Indeed, one may learn many things about contemporary political life by posing systematically the question of what it would be like for society to become, in Winnicott's sense, a "facilitating environment" for its citizens. In thinking this idea through, one would come upon an enriched conception of the meaning of liberal "individualism": not selfishness, but the ability to grow and to express oneself; not solitary self-sufficiency, but "subtle interplay"; not the transcendence of human passions, but the secure "holding" of human need and imperfection.

In the end, the really important thing for Winnicott the theorist was the genuine flourishing of each person, and the same was true of Winnicott the doctor.

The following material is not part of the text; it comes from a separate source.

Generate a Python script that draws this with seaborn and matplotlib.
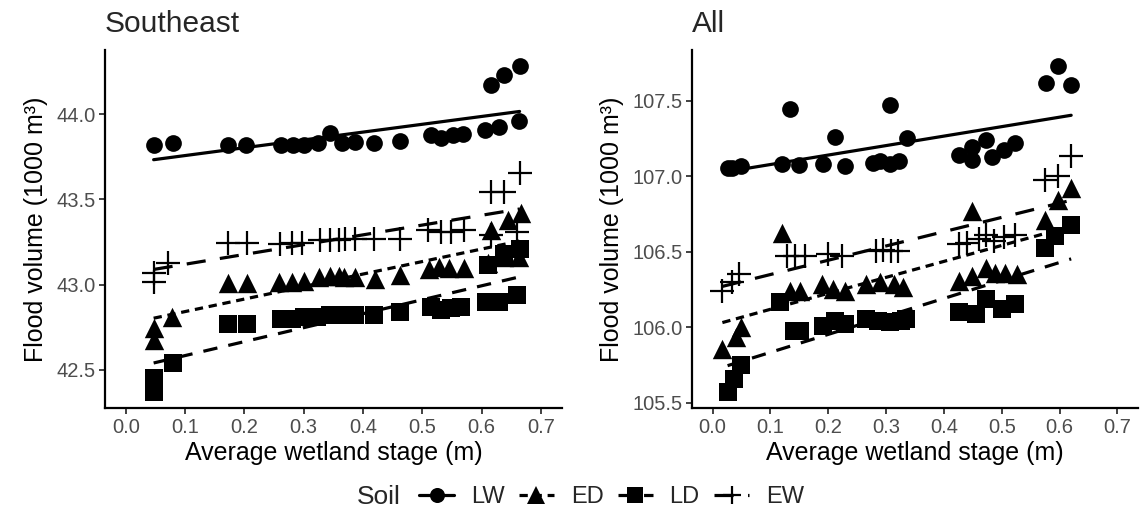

At the end of his analysis of Gabrielle, as the five-year-old prepares to leave him, he remarks, "So the Winnicott you invented was all yours and he's now finished with, and no one else can ever have him." The two sit together, reading an animal book. Then he tells her, "I know when you are really shy, and that is when you want to tell me that you love me." And he records: "She was very positive in her gesture of assent."